Salas, 22, disappeared Wednesday morning after she left her home in Glendale for a jog and was found in Merced Thursday afternoon.
According to Sgt. Tom Lorenz of the Glendale Police Department, Salas told Merced police that she had been abducted at knifepoint but later confessed to detectives that the abduction was fake.
Though Salas is unlikely to face charges, she may be sued for the cost of the extensive 36-hour search following her disappearance, police said Friday.
Salas, who had attended UCLA as a sociology student until fall 2008, told police she did not want to confront her parents about dropping out, as she was idolized by family and friends for being a successful student.
Before she fled her home, no friends and family members suspected that she was no longer a student.

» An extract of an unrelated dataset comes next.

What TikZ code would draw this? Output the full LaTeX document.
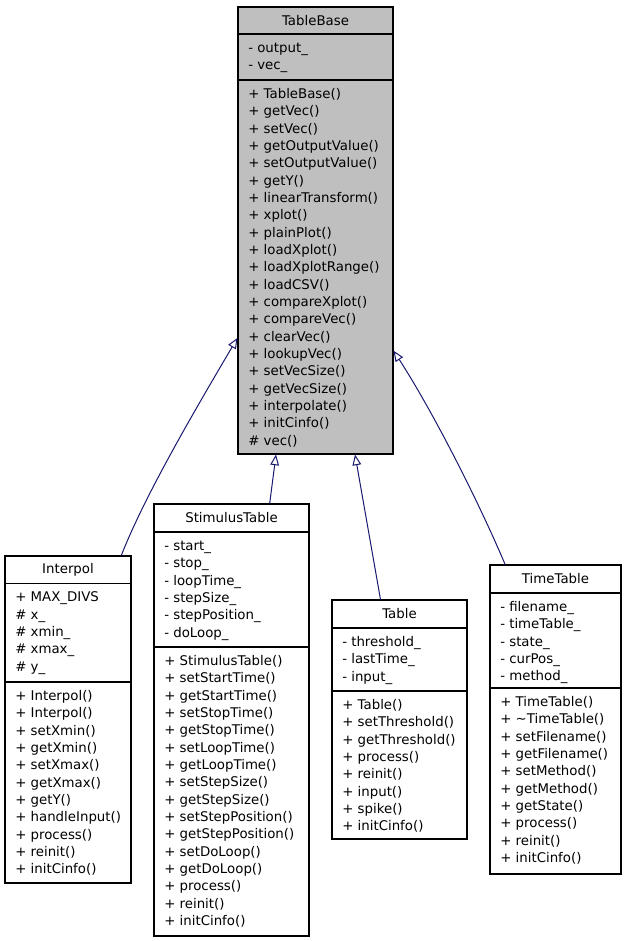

Salas entered UCLA in 2005 with a full scholarship, but dropped out in 2008 when her scholarship money ran out and her grades were not high enough to receive another, police said.
Following her dropout, she continued to tell her family and friends about her classes and attend her professor’s office hours every Monday, said Andy Mendonca, Salas’ friend from church.
“I had seen her two or three weeks ago, and she shared that she had finished all her units and that she was going to walk in June,” said Erika Urrutia, Salas’ friend from Destino, a UCLA Christian student group.
According to Urrutia, Salas had continued to attend Destino meetings weekly in 2009, but her attendance became inconsistent in 2010. Friends said that they were unaware of her situation but could have learned more if they had asked her about the drop in attendance.
“As her friend, I’m not sure if we did the best job,” Urrutia said. “If we had asked more questions and met up one-on-one more, we would have known sooner.”
Salas’ friends and family were fliering in her Glendale neighborhood when they learned she had been found. Rather than dwelling on her lies, they celebrated her return and resolved to be more open to her problems, Urrutia said.
“I could understand why she felt that pressure to run away,” Urrutia said. “She lived under such high expectations.”
Shortly after Salas returned home, her father, Henry Salas, said that she would go back to school and resume her studies.
Urrutia said that Salas was bound by the idolatry of her friends and family and did not want them to feel she let them down.
“She probably thought they would be disappointed, but love goes beyond accomplishments,” she said. “We just want to love and support her.”